My grandmother protested, “Leon, don’t talk about the dead like that?”

And my grandfather replied, “Why, you think death would change him? If he was such a jackass when he was alive, you don’t think he’d be a jackass when he’s dead?” I could always count on my grandfather to ‘tell it like it is’, he was a wonderful, wise man that I learned so much from. He was also practical and honest, and called things as he saw them.

I’ve met some people that have made some incredible transformations in their lives. They’ve met adversity head on, they have been reflective and grown, they have ‘changed their tune’. But most people are almost the same people they were years ago… A little older, a little wiser, but still the same. That’s not a bad thing, it’s hard spending your life being a significantly better person, being a new person with new habits and different aspirations. We just need to grow incrementally, seek small improvements.

The hardest part is managing expectations: Expectations of ourselves and expectations of others. These are not exclusive. The expectations of others very often drive our expectations of ourselves. When someone tells you that you aren’t doing a good enough job, or that you need to try harder in a relationship, or that you need to be better at something, anything… it directly affects our own expectations of ourselves. We can often feel disappointed not because we thought we needed to change or be better, but because someone else does.
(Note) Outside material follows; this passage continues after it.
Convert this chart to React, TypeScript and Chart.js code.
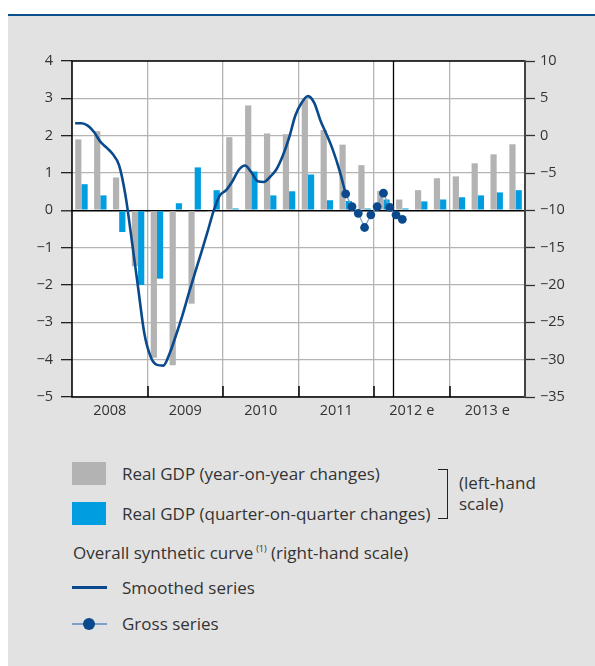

Then we try to get better, but the person has already decided that we are who we are, (no matter where we go, there we are), and so even if we hit the targets they wanted, change our habits, they still see us as they did before. Meeting the other person’s expectation doesn’t always just make them see you in a better light, but it is seen as a one-off, something unusual. And this rather cold reflection of others to what you think was a really positive change makes you less likely to repeat what was changed. In other words, their expectation of you being who you are yesterday reflects more on you than the person you are today.

I think that’s why I dislike this proverb. It’s like a self-fulfilling prophecy. It’s not about growth, it’s not about getting better, it’s about being stuck in a metaphorical place. And you are stuck there more from the expectations of others than of yourself. I guess what I’m trying to say is, ‘If you are going to believe that no matter where you go, there you are, then you are surely not going anywhere else.’

The world is our oyster, but for many they only see a closed shell. We need to open up if we want to find any pearls. And we are more likely to do so if we worry more about our own expectations and less about others.